WRITTEN REQUEST: Output every line exactly as written. Leave out pictures.
---------- COLLECTED MATERIAL
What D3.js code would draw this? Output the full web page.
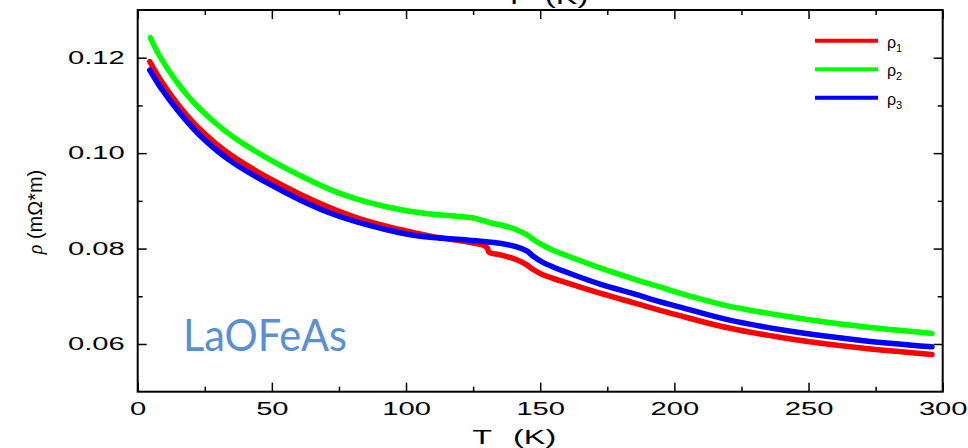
<!DOCTYPE html>
<html><head><meta charset="utf-8">
<script src="https://cdn.jsdelivr.net/npm/d3@7"></script>
<style>
html,body{margin:0;padding:0;background:#fff;}
svg{display:block;}
</style></head>
<body>
<svg id="chart" width="968" height="448"></svg>
<script>
// ---- data (T in K, rho in mOhm*m) ----
const seriesNames = ["ρ1", "ρ2", "ρ3"];
const seriesColors = ["#ff0000", "#00ff00", "#0000ff"];

const rho1 = [
  [4.5,0.1192],[6,0.1177],[8,0.1158],[10,0.1141],[12.2,0.1123],[15,0.1102],[18.4,0.1079],
  [23.2,0.1050],[29.6,0.1018],[35.6,0.0993],[48.1,0.0950],[60.5,0.0914],[72.9,0.0883],
  [85.3,0.0858],[97.7,0.0840],[104,0.0832],[110,0.0825],[122.6,0.0814],[128.8,0.0807],
  [130.3,0.0801],[131,0.0792],[135,0.0787],[141,0.0777],[145,0.0766],[147.4,0.0756],
  [151,0.0745],[155,0.0737],[160,0.0728],[172,0.0707],[185,0.0686],[195,0.0670],
  [201,0.0661],[219,0.0635],[244,0.0610],[269,0.0592],[296,0.0578]
];
const rho2 = [
  [4.7,0.1242],[6.5,0.1221],[9,0.1196],[12.2,0.1168],[15,0.1146],[18.4,0.1122],
  [23.2,0.1093],[29.6,0.1060],[35.6,0.1034],[48.1,0.0990],[60.5,0.0953],[72.9,0.0921],
  [85.3,0.0898],[97.7,0.0882],[104,0.0876],[110,0.0872],[122,0.0866],[126,0.0863],
  [129,0.0858],[132,0.0853],[135,0.0850],[141,0.0840],[145,0.0829],[148,0.0817],
  [151,0.0807],[155,0.0796],[160,0.0785],[172,0.0760],[185,0.0736],[195,0.0719],
  [201,0.0708],[219,0.0681],[244,0.0656],[269,0.0637],[296,0.0622]
];
const rho3 = [
  [4.5,0.1174],[6,0.1160],[8,0.1142],[10,0.1126],[12.2,0.1109],[15,0.1089],[18.4,0.1066],
  [23.2,0.1037],[29.6,0.1005],[35.6,0.0980],[48.1,0.0938],[60.5,0.0902],[72.9,0.0872],
  [85.3,0.0850],[97.7,0.0833],[104,0.0827],[110,0.0823],[122.6,0.0818],[128.8,0.0815],
  [135,0.0811],[141,0.0804],[145,0.0795],[147.4,0.0784],[151,0.0771],[155,0.0761],
  [160,0.0750],[172,0.0726],[185,0.0705],[195,0.0688],[201,0.0679],[219,0.0652],
  [244,0.0626],[269,0.0608],[296,0.0594]
];
const allSeries = [rho1, rho2, rho3];

const xMajorTicks = [0, 50, 100, 150, 200, 250, 300];
const xMinorTicks = [25, 75, 125, 175, 225, 275];
const yMajorTicks = [0.06, 0.08, 0.10, 0.12];
const yMinorTicks = [0.07, 0.09, 0.11];
const xDomain = [0, 300];
const yDomain = [0.05, 0.13];
const sampleLabel = "LaOFeAs";

// ---- layout ----
const L = 137.7, R = 942.7, T = 10, B = 391.7;
const svg = d3.select("#chart");
const x = d3.scaleLinear().domain(xDomain).range([L, R]);
const y = d3.scaleLinear().domain(yDomain).range([B, T]);
const SX = 1.62; // horizontal stretch of axis fonts
const font = "'Liberation Sans', Arial, sans-serif";

// curves
const line = d3.line().x(d => x(d[0])).y(d => y(d[1])).curve(d3.curveCatmullRom.alpha(0.5));
allSeries.forEach((s, i) => {
  svg.append("path").datum(s).attr("d", line)
    .attr("fill", "none").attr("stroke", seriesColors[i])
    .attr("stroke-width", 5.5).attr("stroke-linecap", "round").attr("stroke-linejoin", "round");
});

// axes
function styleAxis(g) {
  g.select(".domain").remove();
  g.selectAll(".tick line").attr("stroke", "#000").attr("stroke-width", 1.5);
}
const gx = svg.append("g").attr("transform", `translate(0,${B})`)
  .call(d3.axisBottom(x).tickValues(xMajorTicks).tickSize(-9).tickPadding(11).tickFormat(d3.format("d")));
styleAxis(gx);
gx.selectAll("text").attr("font-family", font).attr("font-size", 18).attr("fill", "#000")
  .attr("transform", `scale(${SX},1)`);
const gxm = svg.append("g").attr("transform", `translate(0,${B})`)
  .call(d3.axisBottom(x).tickValues(xMinorTicks).tickSize(-5).tickFormat(""));
styleAxis(gxm);

const gt = svg.append("g").attr("transform", `translate(0,${T})`)
  .call(d3.axisTop(x).tickValues(xMajorTicks).tickSize(-9).tickFormat(""));
styleAxis(gt);
const gtm = svg.append("g").attr("transform", `translate(0,${T})`)
  .call(d3.axisTop(x).tickValues(xMinorTicks).tickSize(-5).tickFormat(""));
styleAxis(gtm);

const gy = svg.append("g").attr("transform", `translate(${L},0)`)
  .call(d3.axisLeft(y).tickValues(yMajorTicks).tickSize(-9).tickPadding(13).tickFormat(d3.format(".2f")));
styleAxis(gy);
gy.selectAll("text").attr("font-family", font).attr("font-size", 18).attr("fill", "#000")
  .attr("x", -13 / SX).attr("transform", `scale(${SX},1)`);
const gym = svg.append("g").attr("transform", `translate(${L},0)`)
  .call(d3.axisLeft(y).tickValues(yMinorTicks).tickSize(-5).tickFormat(""));
styleAxis(gym);

const gr = svg.append("g").attr("transform", `translate(${R},0)`)
  .call(d3.axisRight(y).tickValues(yMajorTicks).tickSize(-9).tickFormat(""));
styleAxis(gr);
const grm = svg.append("g").attr("transform", `translate(${R},0)`)
  .call(d3.axisRight(y).tickValues(yMinorTicks).tickSize(-5).tickFormat(""));
styleAxis(grm);

// frame
svg.append("rect").attr("x", L).attr("y", T).attr("width", R - L).attr("height", B - T)
  .attr("fill", "none").attr("stroke", "#000").attr("stroke-width", 2);

// axis titles (bottom, and the top one that is cut off by the page edge as in the reference)
function axisTitle(cx, baseline) {
  const g = svg.append("g").attr("transform", `translate(${cx},${baseline}) scale(${SX},1)`);
  g.append("text").attr("x", -8).attr("text-anchor", "end").attr("font-family", font)
    .attr("font-size", 20).attr("fill", "#000").text("T");
  g.append("text").attr("x", 5).attr("text-anchor", "start").attr("font-family", font)
    .attr("font-size", 20).attr("fill", "#000").text("(K)");
}
axisTitle(505, 444);
axisTitle(537, 4);

// y title
const yt = svg.append("text").attr("transform", `translate(42,212) rotate(-90)`)
  .attr("text-anchor", "middle").attr("font-family", font).attr("font-size", 20).attr("fill", "#000");
yt.append("tspan").attr("font-family", "'Liberation Serif', serif").attr("font-style", "italic").text("ρ");
yt.append("tspan").text(" (mΩ*m)");

// legend
const legY = [40.7, 69.3, 97.7];
seriesNames.forEach((n, i) => {
  svg.append("line").attr("x1", 815).attr("x2", 878).attr("y1", legY[i]).attr("y2", legY[i])
    .attr("stroke", seriesColors[i]).attr("stroke-width", 4);
  const t = svg.append("text").attr("x", 887).attr("y", legY[i] + 7)
    .attr("font-family", font).attr("font-size", 16).attr("fill", "#000");
  t.append("tspan").text(n.charAt(0));
  t.append("tspan").attr("font-size", 11).attr("dy", 4).text(n.slice(1));
});

// sample label
svg.append("text").attr("x", 183).attr("y", 351).attr("font-family", "Lato, 'Open Sans', sans-serif")
  .attr("font-size", 44).attr("fill", "#5a8fd5").attr("textLength", 164).attr("lengthAdjust", "spacingAndGlyphs")
  .text(sampleLabel);
</script>
</body></html>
--------------------
TASK RESPONSE:
What D3.js code would draw this? Output the full web page.
<!DOCTYPE html>
<html><head><meta charset="utf-8">
<script src="https://cdn.jsdelivr.net/npm/d3@7"></script>
<style>
html,body{margin:0;padding:0;background:#fff;}
svg{display:block;}
</style></head>
<body>
<svg id="chart" width="968" height="448"></svg>
<script>
// ---- data (T in K, rho in mOhm*m) ----
const seriesNames = ["ρ1", "ρ2", "ρ3"];
const seriesColors = ["#ff0000", "#00ff00", "#0000ff"];

const rho1 = [
  [4.5,0.1192],[6,0.1177],[8,0.1158],[10,0.1141],[12.2,0.1123],[15,0.1102],[18.4,0.1079],
  [23.2,0.1050],[29.6,0.1018],[35.6,0.0993],[48.1,0.0950],[60.5,0.0914],[72.9,0.0883],
  [85.3,0.0858],[97.7,0.0840],[104,0.0832],[110,0.0825],[122.6,0.0814],[128.8,0.0807],
  [130.3,0.0801],[131,0.0792],[135,0.0787],[141,0.0777],[145,0.0766],[147.4,0.0756],
  [151,0.0745],[155,0.0737],[160,0.0728],[172,0.0707],[185,0.0686],[195,0.0670],
  [201,0.0661],[219,0.0635],[244,0.0610],[269,0.0592],[296,0.0578]
];
const rho2 = [
  [4.7,0.1242],[6.5,0.1221],[9,0.1196],[12.2,0.1168],[15,0.1146],[18.4,0.1122],
  [23.2,0.1093],[29.6,0.1060],[35.6,0.1034],[48.1,0.0990],[60.5,0.0953],[72.9,0.0921],
  [85.3,0.0898],[97.7,0.0882],[104,0.0876],[110,0.0872],[122,0.0866],[126,0.0863],
  [129,0.0858],[132,0.0853],[135,0.0850],[141,0.0840],[145,0.0829],[148,0.0817],
  [151,0.0807],[155,0.0796],[160,0.0785],[172,0.0760],[185,0.0736],[195,0.0719],
  [201,0.0708],[219,0.0681],[244,0.0656],[269,0.0637],[296,0.0622]
];
const rho3 = [
  [4.5,0.1174],[6,0.1160],[8,0.1142],[10,0.1126],[12.2,0.1109],[15,0.1089],[18.4,0.1066],
  [23.2,0.1037],[29.6,0.1005],[35.6,0.0980],[48.1,0.0938],[60.5,0.0902],[72.9,0.0872],
  [85.3,0.0850],[97.7,0.0833],[104,0.0827],[110,0.0823],[122.6,0.0818],[128.8,0.0815],
  [135,0.0811],[141,0.0804],[145,0.0795],[147.4,0.0784],[151,0.0771],[155,0.0761],
  [160,0.0750],[172,0.0726],[185,0.0705],[195,0.0688],[201,0.0679],[219,0.0652],
  [244,0.0626],[269,0.0608],[296,0.0594]
];
const allSeries = [rho1, rho2, rho3];

const xMajorTicks = [0, 50, 100, 150, 200, 250, 300];
const xMinorTicks = [25, 75, 125, 175, 225, 275];
const yMajorTicks = [0.06, 0.08, 0.10, 0.12];
const yMinorTicks = [0.07, 0.09, 0.11];
const xDomain = [0, 300];
const yDomain = [0.05, 0.13];
const sampleLabel = "LaOFeAs";

// ---- layout ----
const L = 137.7, R = 942.7, T = 10, B = 391.7;
const svg = d3.select("#chart");
const x = d3.scaleLinear().domain(xDomain).range([L, R]);
const y = d3.scaleLinear().domain(yDomain).range([B, T]);
const SX = 1.62; // horizontal stretch of axis fonts
const font = "'Liberation Sans', Arial, sans-serif";

// curves
const line = d3.line().x(d => x(d[0])).y(d => y(d[1])).curve(d3.curveCatmullRom.alpha(0.5));
allSeries.forEach((s, i) => {
  svg.append("path").datum(s).attr("d", line)
    .attr("fill", "none").attr("stroke", seriesColors[i])
    .attr("stroke-width", 5.5).attr("stroke-linecap", "round").attr("stroke-linejoin", "round");
});

// axes
function styleAxis(g) {
  g.select(".domain").remove();
  g.selectAll(".tick line").attr("stroke", "#000").attr("stroke-width", 1.5);
}
const gx = svg.append("g").attr("transform", `translate(0,${B})`)
  .call(d3.axisBottom(x).tickValues(xMajorTicks).tickSize(-9).tickPadding(11).tickFormat(d3.format("d")));
styleAxis(gx);
gx.selectAll("text").attr("font-family", font).attr("font-size", 18).attr("fill", "#000")
  .attr("transform", `scale(${SX},1)`);
const gxm = svg.append("g").attr("transform", `translate(0,${B})`)
  .call(d3.axisBottom(x).tickValues(xMinorTicks).tickSize(-5).tickFormat(""));
styleAxis(gxm);

const gt = svg.append("g").attr("transform", `translate(0,${T})`)
  .call(d3.axisTop(x).tickValues(xMajorTicks).tickSize(-9).tickFormat(""));
styleAxis(gt);
const gtm = svg.append("g").attr("transform", `translate(0,${T})`)
  .call(d3.axisTop(x).tickValues(xMinorTicks).tickSize(-5).tickFormat(""));
styleAxis(gtm);

const gy = svg.append("g").attr("transform", `translate(${L},0)`)
  .call(d3.axisLeft(y).tickValues(yMajorTicks).tickSize(-9).tickPadding(13).tickFormat(d3.format(".2f")));
styleAxis(gy);
gy.selectAll("text").attr("font-family", font).attr("font-size", 18).attr("fill", "#000")
  .attr("x", -13 / SX).attr("transform", `scale(${SX},1)`);
const gym = svg.append("g").attr("transform", `translate(${L},0)`)
  .call(d3.axisLeft(y).tickValues(yMinorTicks).tickSize(-5).tickFormat(""));
styleAxis(gym);

const gr = svg.append("g").attr("transform", `translate(${R},0)`)
  .call(d3.axisRight(y).tickValues(yMajorTicks).tickSize(-9).tickFormat(""));
styleAxis(gr);
const grm = svg.append("g").attr("transform", `translate(${R},0)`)
  .call(d3.axisRight(y).tickValues(yMinorTicks).tickSize(-5).tickFormat(""));
styleAxis(grm);

// frame
svg.append("rect").attr("x", L).attr("y", T).attr("width", R - L).attr("height", B - T)
  .attr("fill", "none").attr("stroke", "#000").attr("stroke-width", 2);

// axis titles (bottom, and the top one that is cut off by the page edge as in the reference)
function axisTitle(cx, baseline) {
  const g = svg.append("g").attr("transform", `translate(${cx},${baseline}) scale(${SX},1)`);
  g.append("text").attr("x", -8).attr("text-anchor", "end").attr("font-family", font)
    .attr("font-size", 20).attr("fill", "#000").text("T");
  g.append("text").attr("x", 5).attr("text-anchor", "start").attr("font-family", font)
    .attr("font-size", 20).attr("fill", "#000").text("(K)");
}
axisTitle(505, 444);
axisTitle(537, 4);

// y title
const yt = svg.append("text").attr("transform", `translate(42,212) rotate(-90)`)
  .attr("text-anchor", "middle").attr("font-family", font).attr("font-size", 20).attr("fill", "#000");
yt.append("tspan").attr("font-family", "'Liberation Serif', serif").attr("font-style", "italic").text("ρ");
yt.append("tspan").text(" (mΩ*m)");

// legend
const legY = [40.7, 69.3, 97.7];
seriesNames.forEach((n, i) => {
  svg.append("line").attr("x1", 815).attr("x2", 878).attr("y1", legY[i]).attr("y2", legY[i])
    .attr("stroke", seriesColors[i]).attr("stroke-width", 4);
  const t = svg.append("text").attr("x", 887).attr("y", legY[i] + 7)
    .attr("font-family", font).attr("font-size", 16).attr("fill", "#000");
  t.append("tspan").text(n.charAt(0));
  t.append("tspan").attr("font-size", 11).attr("dy", 4).text(n.slice(1));
});

// sample label
svg.append("text").attr("x", 183).attr("y", 351).attr("font-family", "Lato, 'Open Sans', sans-serif")
  .attr("font-size", 44).attr("fill", "#5a8fd5").attr("textLength", 164).attr("lengthAdjust", "spacingAndGlyphs")
  .text(sampleLabel);
</script>
</body></html>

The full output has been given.